A Dedicated Alliance Management Function Dyer et al.’s (2001) results showed that the firms that systematically created more value from alliances than did others had a dedicated strategic alliance function. Indeed, firms with the dedicated function achieved a 25% higher long-term success rate with alliances than firms without the function. The mandate for a dedicated alliance management function is broad, as shown by Dyer et al.’s (2001, p. 38) call for it to, “. . . coordinate all alliance-related activity within the organization and (to institutionalize) processes and systems to teach, share, and leverage prior alliance-management experience and know-how throughout the company.” As the head of the function, the chief alliance manager (who should hold a prominent position reporting to the top management team) occupies the most central position in the firm’s network of alliances and is responsible for its success (Gnyawali & Madhavan, 2001).

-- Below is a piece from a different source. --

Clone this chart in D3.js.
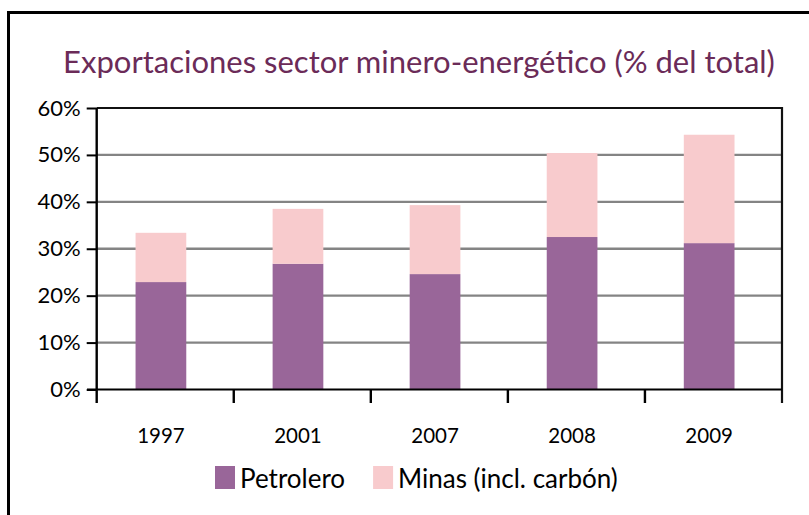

Thus, evidence suggests that alliance management transaction costs without a dedicated function exceed those experienced by firms relying on the function as the focal point for leveraging knowledge and lessons acquired from previous alliance experiences (Dyer et al., 2001; Spekman et al., 1998; Yoshino & Rangan, 1995).

Alliance Management as the Foundation for Social Capital and Knowledge Organizations are social institutions, meaning that they draw value from their people and through an ability to successfully harness, categorize, and apply those individuals’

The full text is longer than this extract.